_Task to carry out:_ Starting at the top of the entries below, write out each line up to and including the one containing "import seaborn as sns". Leave the pictures out.

_Provided information:_
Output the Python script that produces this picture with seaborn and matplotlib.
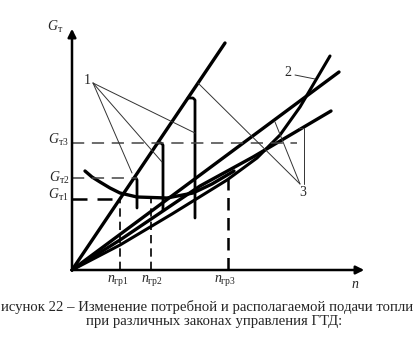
import numpy as np
import pandas as pd
import matplotlib
matplotlib.use("Agg")
import matplotlib.pyplot as plt
import seaborn as sns

sns.set_theme(style="white")
plt.rcParams['font.family'] = ['Liberation Serif', 'DejaVu Serif']
plt.rcParams['mathtext.fontset'] = 'custom'
plt.rcParams['mathtext.rm'] = 'Liberation Serif'
plt.rcParams['mathtext.it'] = 'Liberation Serif:italic'

# ---- data (schematic units) ----
steep_n = [0, 153]
steep_G = [0, 227]

mid_n = [0, 267]
mid_G = [0, 198]

low_n = [0, 48, 128, 181, 259]
low_G = [0, 30, 84, 113, 159]

curve2_n = [0, 48, 100, 155, 185, 208, 228, 258]
curve2_G = [0, 25, 56, 90, 112, 135, 163, 214]

need_n = [13, 20, 28, 38, 48, 65, 95, 121, 140, 162]
need_G = [99, 93, 88, 82, 77, 73, 72, 77, 86, 99]

step1_n = [62, 64, 65, 65]
step1_G = [92, 92, 90, 62]
step2_n = [86, 89, 91, 91]
step2_G = [127, 127, 125, 60]
step3_n = [116, 121, 123, 123]
step3_G = [172, 172, 170, 52]

G_levels = [71, 92, 127]          # Gт1, Gт2, Gт3
G_level_ends = [48, 65, 225]
n_levels = [48, 79, 156]          # nгр1, nгр2, nгр3
n_level_tops = [71, 71, 98]

G_labels = [r'$G_{\mathrm{т1}}$', r'$G_{\mathrm{т2}}$', r'$G_{\mathrm{т3}}$']
n_labels = [r'$n_{\mathrm{гр1}}$', r'$n_{\mathrm{гр2}}$', r'$n_{\mathrm{гр3}}$']

caption1 = "исунок 22 – Изменение потребной и располагаемой подачи топли"
caption2 = "при различных законах управления ГТД:"

# ---- figure ----
fig = plt.figure(figsize=(4.17, 3.51), dpi=100)
ax = fig.add_axes([0, 0, 1, 1])
ax.set_xlim(-72, 345)
ax.set_ylim(-81, 270)
ax.axis('off')

def line(n, G, lw, ls='-'):
    sns.lineplot(x=n, y=G, ax=ax, color='black', lw=lw, linestyle=ls,
                 sort=False, estimator=None, legend=False)

# thick characteristic lines
line(steep_n, steep_G, 2.4)
line(mid_n, mid_G, 2.4)
line(low_n, low_G, 2.4)
line(curve2_n, curve2_G, 2.2)
line(need_n, need_G, 2.4)
for sn, sg in [(step1_n, step1_G), (step2_n, step2_G), (step3_n, step3_G)]:
    line(sn, sg, 2.0)

# dashed reference lines
for i, (g, e) in enumerate(zip(G_levels, G_level_ends)):
    lw = 1.8 if i == 0 else 1.1
    ax.plot([0, e], [g, g], color='black' if i == 0 else '#444444', lw=lw,
            dashes=(6, 4) if i == 0 else (8, 5))
for i, (nv, t) in enumerate(zip(n_levels, n_level_tops)):
    lw = 1.8 if i == 2 else 1.2
    ax.plot([nv, nv], [0, t], color='black', lw=lw, dashes=(5, 3))

# leader lines
thin = dict(color='#333333', lw=0.7)
for tgt in [(123, 137), (90, 108), (60, 97)]:
    ax.plot([21, tgt[0]], [187, tgt[1]], **thin)
ax.plot([223, 243], [195, 191], **thin)
for tgt in [(126, 187), (203, 148)]:
    ax.plot([228, tgt[0]], [86, tgt[1]], **thin)
ax.plot([232, 232, 226], [86, 142, 142], **thin)

# axes with arrows
ax.annotate('', xy=(0, 244), xytext=(0, -1),
            arrowprops=dict(arrowstyle='-|>', lw=1.8, color='black', mutation_scale=12))
ax.annotate('', xy=(295, 0), xytext=(-1, 0),
            arrowprops=dict(arrowstyle='-|>', lw=1.8, color='black', mutation_scale=12))

# labels
fs = 10
ax.text(-17, 243, r'$G_{\mathrm{т}}$', fontsize=fs, ha='center', va='center')
for lab, y in zip(G_labels, [75, 92, 130]):
    ax.text(-3, y, lab, fontsize=fs, ha='right', va='center')
for lab, x in zip(n_labels, [46, 80, 153]):
    ax.text(x, -10, lab, fontsize=fs, ha='center', va='center')
ax.text(283, -15, r'$n$', fontsize=fs, ha='center', va='center')
ax.text(15, 189, '1', fontsize=fs, ha='center', va='center')
ax.text(216, 197, '2', fontsize=fs, ha='center', va='center')
ax.text(231, 77, '3', fontsize=fs, ha='center', va='center')

ax.text(-71, 270 - 307, caption1, fontsize=10.6, ha='left', va='center')
ax.text(214 - 72, 270 - 322, caption2, fontsize=10.6, ha='center', va='center')

fig.savefig('out.png', dpi=100)
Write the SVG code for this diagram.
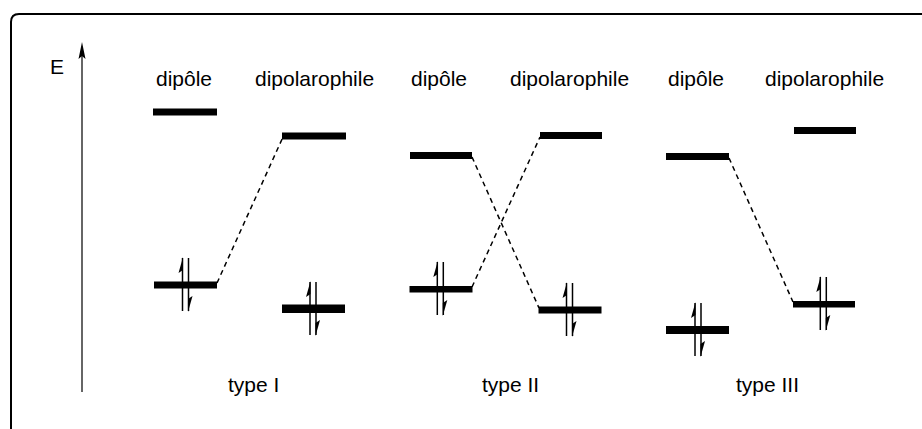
<svg xmlns="http://www.w3.org/2000/svg" width="922" height="429" viewBox="0 0 922 429">
<defs>
<style>
.t{font-family:"Liberation Sans",Arial,sans-serif;font-size:21px;fill:#000}
.bar{fill:#000}
.dash{stroke:#000;stroke-width:1.5;stroke-dasharray:5 4;fill:none}
.ln{stroke:#000;stroke-width:1.5;fill:none}
</style>
<g id="pair">
<line class="ln" x1="-3" y1="-27" x2="-3" y2="26"/>
<line class="ln" x1="3" y1="-27" x2="3" y2="26"/>
<polygon points="-2.5,-28 -7,-12 -2.5,-15" fill="#000"/>
<polygon points="2.5,27 7,11 2.5,14" fill="#000"/>
</g>
</defs>
<rect width="922" height="429" fill="#fff"/>
<path d="M11,429 V22 Q11,14 19,14 H922" fill="none" stroke="#000" stroke-width="2"/>
<g id="axis">
<line x1="82" y1="392" x2="82" y2="55" stroke="#333" stroke-width="1.5"/>
<polygon points="82,42 78.5,59 82,56 85.5,59" fill="#000"/>
<text class="t" x="50" y="73.5">E</text>
</g>
<g id="labels">
<text class="t" x="156" y="86">dipôle</text>
<text class="t" x="255" y="86">dipolarophile</text>
<text class="t" x="411" y="86">dipôle</text>
<text class="t" x="510" y="86">dipolarophile</text>
<text class="t" x="668" y="86">dipôle</text>
<text class="t" x="765" y="86">dipolarophile</text>
<text class="t" x="228" y="392">type I</text>
<text class="t" x="482" y="392">type II</text>
<text class="t" x="736" y="392">type III</text>
</g>
<g id="connectors">
<line class="dash" x1="217" y1="283" x2="283" y2="137"/>
<line class="dash" x1="472" y1="287" x2="540" y2="137"/>
<line class="dash" x1="472" y1="157" x2="539" y2="308"/>
<line class="dash" x1="729" y1="158" x2="793" y2="302"/>
</g>
<g id="typeI-dipole-LUMO"><rect class="bar" x="153" y="108.5" width="64" height="7"/></g>
<g id="typeI-dipolarophile-LUMO"><rect class="bar" x="282" y="132.5" width="64" height="7"/></g>
<g id="typeI-dipole-HOMO"><rect class="bar" x="154" y="281.5" width="63" height="7"/><use href="#pair" x="185.5" y="285"/></g>
<g id="typeI-dipolarophile-HOMO"><rect class="bar" x="282" y="304.5" width="63" height="8.5"/><use href="#pair" x="313" y="309"/></g>
<g id="typeII-dipole-LUMO"><rect class="bar" x="410" y="152" width="62" height="7"/></g>
<g id="typeII-dipolarophile-LUMO"><rect class="bar" x="540" y="132" width="62" height="7"/></g>
<g id="typeII-dipole-HOMO"><rect class="bar" x="409.5" y="286" width="63" height="6.5"/><use href="#pair" x="440.3" y="289"/></g>
<g id="typeII-dipolarophile-HOMO"><rect class="bar" x="538.5" y="306.5" width="63" height="7"/><use href="#pair" x="569.5" y="310"/></g>
<g id="typeIII-dipole-LUMO"><rect class="bar" x="666" y="153" width="63" height="7"/></g>
<g id="typeIII-dipolarophile-LUMO"><rect class="bar" x="794" y="127" width="62" height="7"/></g>
<g id="typeIII-dipole-HOMO"><rect class="bar" x="666" y="326" width="63" height="8"/><use href="#pair" x="698" y="330"/></g>
<g id="typeIII-dipolarophile-HOMO"><rect class="bar" x="793" y="301" width="62" height="6.5"/><use href="#pair" x="823.3" y="304"/></g>
</svg>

_Answer in full:_
Output the Python script that produces this picture with seaborn and matplotlib.
import numpy as np
import pandas as pd
import matplotlib
matplotlib.use("Agg")
import matplotlib.pyplot as plt
import seaborn as sns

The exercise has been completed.